═══ Data shown ═══

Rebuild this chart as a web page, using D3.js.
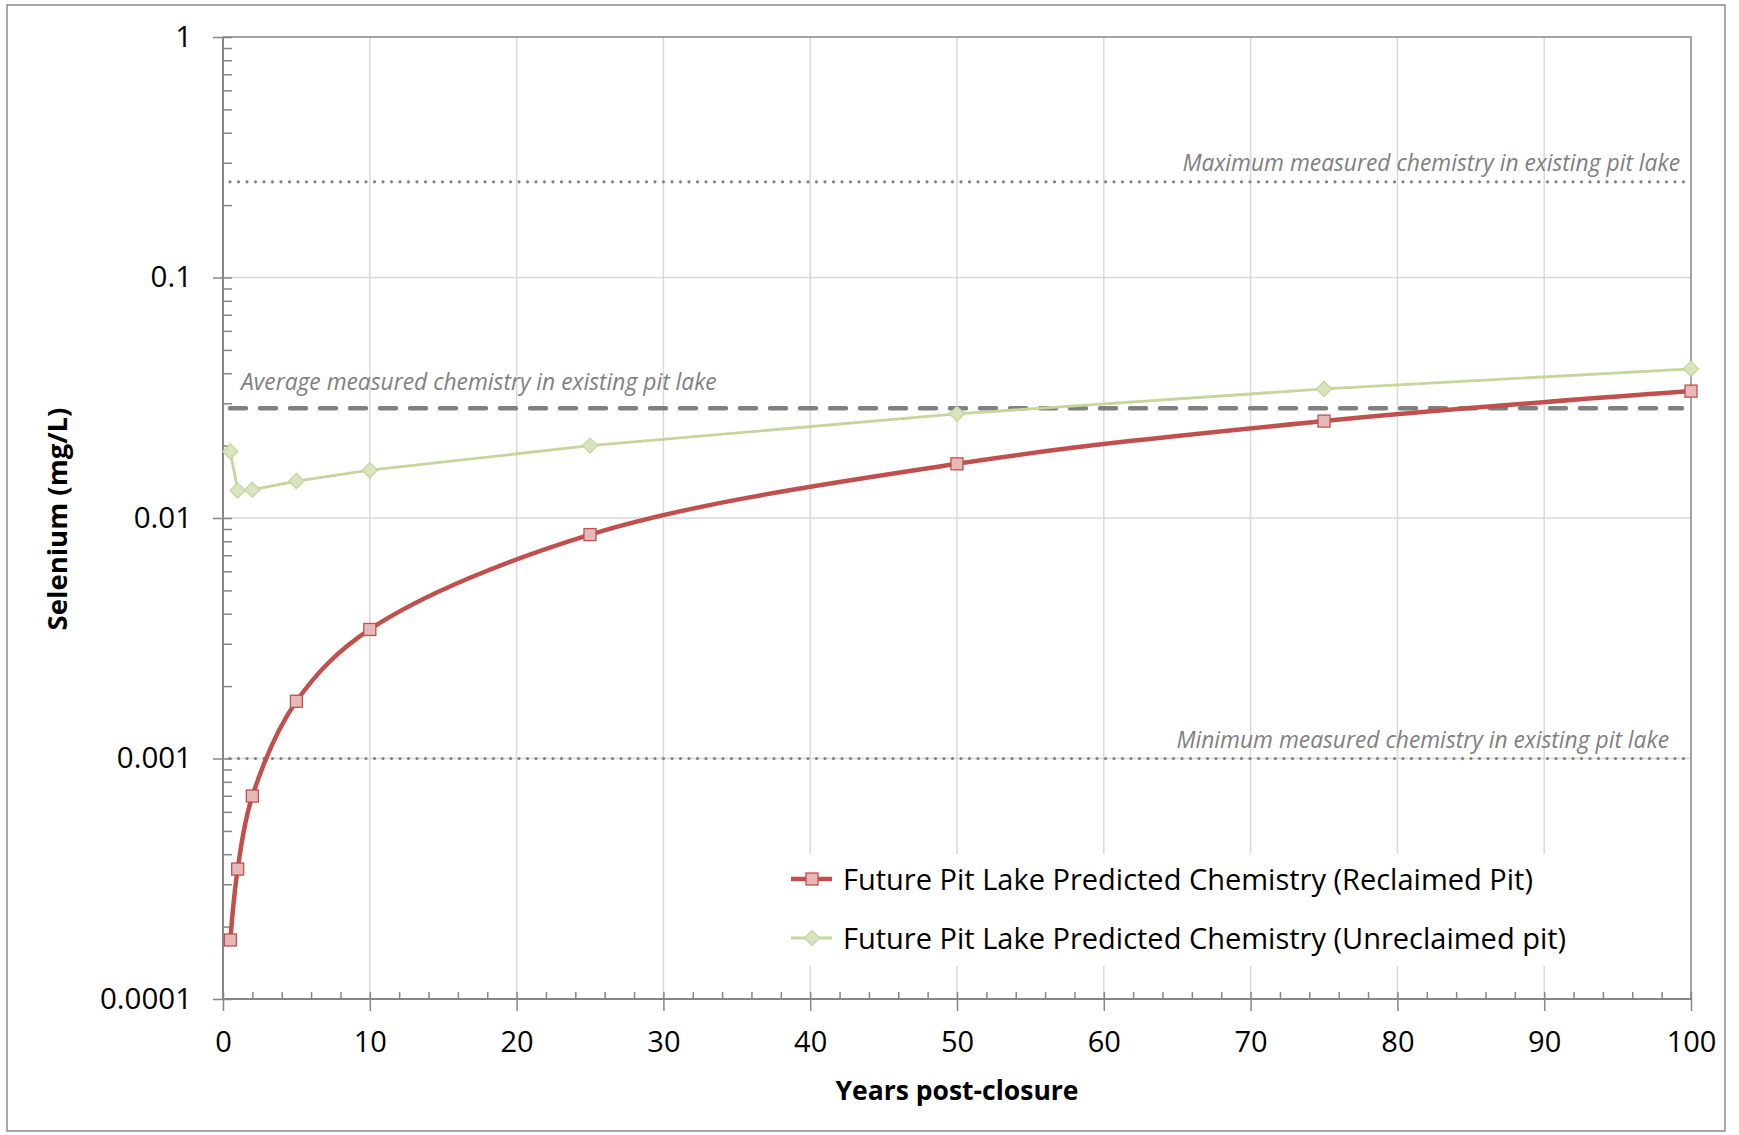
<!DOCTYPE html>
<html>
<head>
<meta charset="utf-8">
<script src="https://cdn.jsdelivr.net/npm/d3@7"></script>
<style>
body { margin: 0; background: #fff; }
text { font-family: "Open Sans", Lato, sans-serif; }
</style>
</head>
<body>
<div id="chart"></div>
<script>
// datos
const years = [0.5, 1, 2, 5, 10, 25, 50, 75, 100];
const reclaimed = [0.000176, 0.000347, 0.000698, 0.00173, 0.00344, 0.00853, 0.0168, 0.0253, 0.0337];
const unreclaimed = [0.0189, 0.0130, 0.0131, 0.01425, 0.0158, 0.0200, 0.0271, 0.0344, 0.0417];
const seriesNames = ['Future Pit Lake Predicted Chemistry (Reclaimed Pit)', 'Future Pit Lake Predicted Chemistry (Unreclaimed pit)'];

const refNames = ['Maximum measured chemistry in existing pit lake', 'Average measured chemistry in existing pit lake', 'Minimum measured chemistry in existing pit lake'];
const refValues = [0.25, 0.0286, 0.001];

const yTicks = [0.0001, 0.001, 0.01, 0.1, 1];
const yTickLabels = ['0.0001', '0.001', '0.01', '0.1', '1'];
const xTicks = [0, 10, 20, 30, 40, 50, 60, 70, 80, 90, 100];

const xTitle = 'Years post-closure';
const yTitle = 'Selenium (mg/L)';

// colores
const RED = '#c0504d', RED_FILL = '#e6b9b8',
    GREEN = '#c3d69b', GREEN_FILL = '#d7e4bd',
    GRID = '#d9d9d9', AXIS = '#868686', REF = '#808080';

const W = 1739, H = 1135;
let margin = {top: 37, right: 48, bottom: 136, left: 223};
let width = W - margin.left - margin.right,
    height = H - margin.top - margin.bottom;

let svgRoot = d3.select('#chart').append('svg')
    .attr('width', W).attr('height', H);

// marco exterior
svgRoot.append('rect')
    .attr('x', 7).attr('y', 5).attr('width', 1718).attr('height', 1126)
    .attr('fill', '#fff').attr('stroke', '#8c8c8c').attr('stroke-width', 1.5);

let svg = svgRoot.append('g')
    .attr('transform', 'translate(' + margin.left + ',' + margin.top + ')');

let x = d3.scaleLinear().domain([0, 100]).range([0, width]);
let y = d3.scaleLog().domain([0.0001, 1]).range([height, 0]);

// rejilla
svg.append('g').selectAll('line')
    .data(xTicks.filter(d => d > 0 && d < 100))
    .enter().append('line')
    .attr('x1', d => x(d)).attr('x2', d => x(d))
    .attr('y1', 0).attr('y2', height)
    .attr('stroke', GRID).attr('stroke-width', 1.5);

svg.append('g').selectAll('line')
    .data(yTicks.filter(d => d > 0.0001 && d < 1))
    .enter().append('line')
    .attr('x1', 0).attr('x2', width)
    .attr('y1', d => y(d)).attr('y2', d => y(d))
    .attr('stroke', GRID).attr('stroke-width', 1.5);

// borde del area
svg.append('rect')
    .attr('width', width).attr('height', height)
    .attr('fill', 'none').attr('stroke', AXIS).attr('stroke-width', 1.5);

// marcas menores del eje Y
let yMinor = [];
yTicks.slice(0, -1).forEach(function(d) {
    for (let k = 2; k <= 9; k++) yMinor.push(d * k);
});

let styleAxis = function(g) {
    g.select('.domain').remove();
    g.selectAll('.tick line').attr('stroke', AXIS).attr('stroke-width', 1.5);
};

svg.append('g')
    .call(d3.axisLeft(y).tickValues(yMinor).tickSize(-9).tickFormat(''))
    .call(styleAxis);

svg.append('g')
    .call(d3.axisLeft(y).tickValues(yTicks).tickSize(-9).tickFormat(''))
    .call(styleAxis);

svg.append('g')
    .call(d3.axisLeft(y).tickValues(yTicks).tickSize(10).tickPadding(21)
        .tickFormat((d, i) => yTickLabels[i]))
    .call(styleAxis)
    .call(g => g.selectAll('text')
        .attr('fill', '#000').style('font-size', '29.5px'));

svg.append('line')
    .attr('x1', 0).attr('x2', 0).attr('y1', 0).attr('y2', height)
    .attr('stroke', AXIS).attr('stroke-width', 2);

// eje X
let xMinor = d3.range(0, 101, 2).filter(d => d % 10 != 0);

svg.append('g')
    .attr('transform', 'translate(0,' + height + ')')
    .call(d3.axisBottom(x).tickValues(xMinor).tickSize(-7).tickFormat(''))
    .call(styleAxis);

svg.append('g')
    .attr('transform', 'translate(0,' + height + ')')
    .call(d3.axisBottom(x).tickValues(xTicks).tickSize(-7).tickFormat(''))
    .call(styleAxis);

svg.append('g')
    .attr('transform', 'translate(0,' + height + ')')
    .call(d3.axisBottom(x).tickValues(xTicks).tickSize(12).tickPadding(20))
    .call(styleAxis)
    .call(g => g.selectAll('text')
        .attr('fill', '#000').style('font-size', '29px'));

svg.append('line')
    .attr('x1', 0).attr('x2', width).attr('y1', height).attr('y2', height)
    .attr('stroke', AXIS).attr('stroke-width', 2);

// titulos de ejes
svg.append('text')
    .attr('x', x(50)).attr('y', height + 101)
    .attr('text-anchor', 'middle')
    .style('font-size', '26.5px').style('font-weight', 700)
    .text(xTitle);

svg.append('text')
    .attr('transform', 'translate(' + (-156) + ',' + (y(0.01) + 1) + ') rotate(-90)')
    .attr('text-anchor', 'middle')
    .style('font-size', '27.5px').style('font-weight', 700)
    .text(yTitle);

// lineas de referencia
let refDash = ['0 8.5', '16 14', '0 8.5'];
let refWidth = [3.2, 4.5, 3.2];
svg.append('g').selectAll('line')
    .data(refValues)
    .enter().append('line')
    .attr('x1', 7).attr('x2', (d, i) => i == 1 ? width - 9 : width - 3)
    .attr('y1', d => y(d)).attr('y2', d => y(d))
    .attr('stroke', REF)
    .attr('stroke-width', (d, i) => refWidth[i])
    .attr('stroke-linecap', 'round')
    .attr('stroke-dasharray', (d, i) => refDash[i]);

let refLabelX = [width - 11, 18, width - 22];
let refLabelDy = [-11, -18, -11];
svg.append('g').selectAll('text')
    .data(refValues)
    .enter().append('text')
    .attr('x', (d, i) => refLabelX[i])
    .attr('y', (d, i) => y(d) + refLabelDy[i])
    .attr('text-anchor', (d, i) => i == 1 ? 'start' : 'end')
    .attr('fill', REF)
    .style('font-size', '22.8px').style('font-style', 'italic')
    .text((d, i) => refNames[i]);

// series
let redData = years.map((d, i) => [d, reclaimed[i]]);
let greenData = years.map((d, i) => [d, unreclaimed[i]]);

let redLine = d3.line()
    .x(d => x(d[0])).y(d => y(d[1]))
    .curve(d3.curveCatmullRom.alpha(0.5));
let greenLine = d3.line()
    .x(d => x(d[0])).y(d => y(d[1]));

svg.append('path')
    .datum(greenData)
    .attr('d', greenLine)
    .attr('fill', 'none').attr('stroke', GREEN).attr('stroke-width', 2.8);

svg.append('g').selectAll('path')
    .data(greenData)
    .enter().append('path')
    .attr('d', d3.symbol().type(d3.symbolSquare).size(115))
    .attr('transform', d => 'translate(' + x(d[0]) + ',' + y(d[1]) + ') rotate(45)')
    .attr('fill', GREEN_FILL).attr('stroke', GREEN).attr('stroke-width', 1.2);

svg.append('path')
    .datum(redData)
    .attr('d', redLine)
    .attr('fill', 'none').attr('stroke', RED).attr('stroke-width', 4.5);

svg.append('g').selectAll('rect')
    .data(redData)
    .enter().append('rect')
    .attr('x', d => x(d[0]) - 6).attr('y', d => y(d[1]) - 6)
    .attr('width', 12).attr('height', 12)
    .attr('fill', RED_FILL).attr('stroke', RED).attr('stroke-width', 1.3);

// leyenda
let legend = svg.append('g')
    .attr('transform', 'translate(' + (782 - margin.left) + ',' + (854 - margin.top) + ')');

legend.append('rect')
    .attr('width', 810).attr('height', 112).attr('fill', '#fff');

let legendColors = [RED, GREEN];
let legendWidths = [4.5, 2.8];
seriesNames.forEach(function(name, i) {
    let ly = 25 + i * 59;
    legend.append('line')
        .attr('x1', 9).attr('x2', 50).attr('y1', ly).attr('y2', ly)
        .attr('stroke', legendColors[i]).attr('stroke-width', legendWidths[i]);
    if (i == 0) {
        legend.append('rect')
            .attr('x', 24).attr('y', ly - 6).attr('width', 12).attr('height', 12)
            .attr('fill', RED_FILL).attr('stroke', RED).attr('stroke-width', 1.3);
    } else {
        legend.append('path')
            .attr('d', d3.symbol().type(d3.symbolSquare).size(115))
            .attr('transform', 'translate(30,' + ly + ') rotate(45)')
            .attr('fill', GREEN_FILL).attr('stroke', GREEN).attr('stroke-width', 1.2);
    }
    legend.append('text')
        .attr('x', 61).attr('y', ly + 10.5)
        .style('font-size', '29px')
        .text(name);
});
</script>
</body>
</html>
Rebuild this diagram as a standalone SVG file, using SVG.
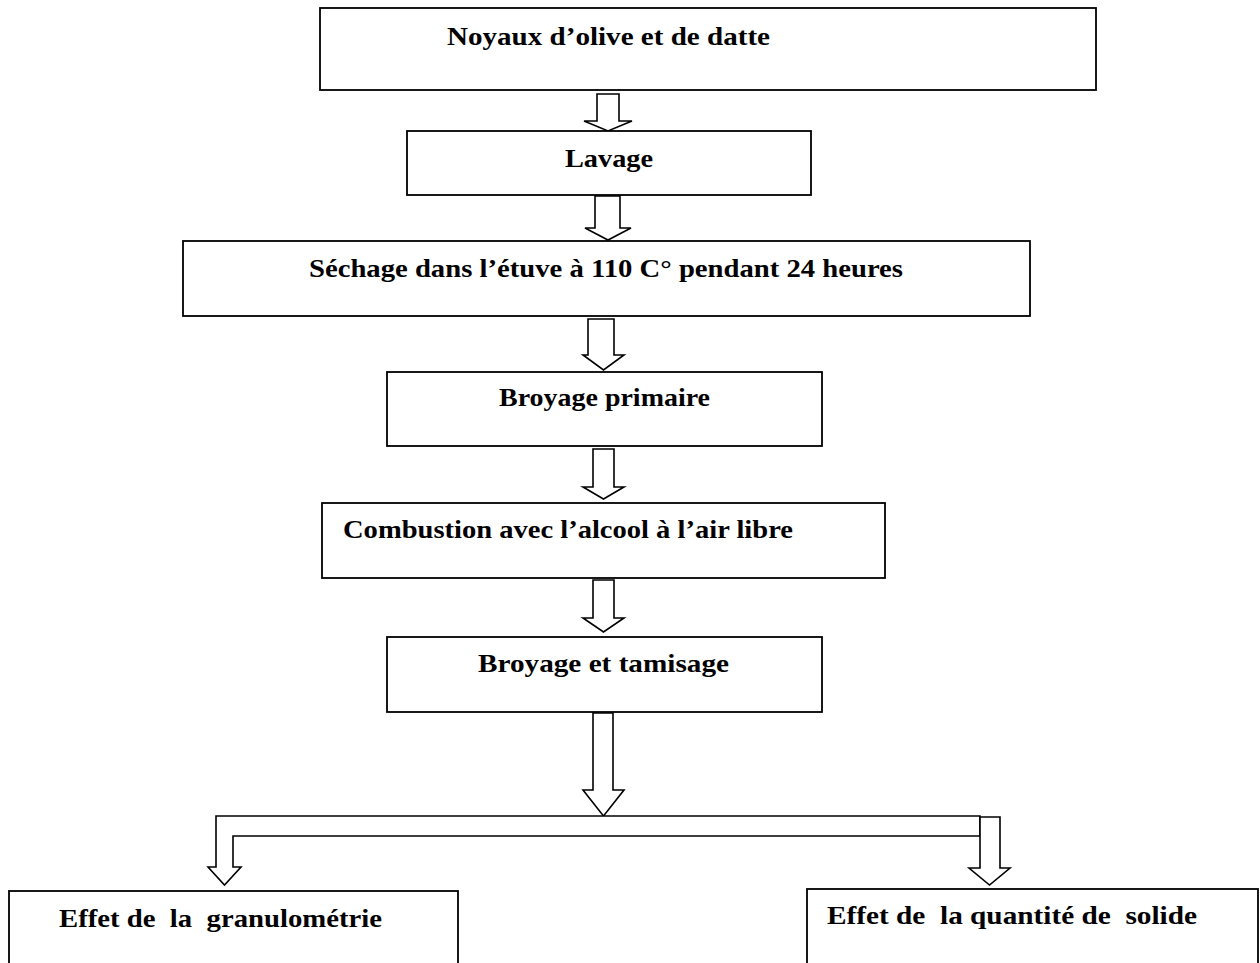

═══

Exercise task: Extract every line above that contains the word "Rebuild".

Answer to the task:
Rebuild this chart as a web page, using D3.js.
Rebuild this diagram as a standalone SVG file, using SVG.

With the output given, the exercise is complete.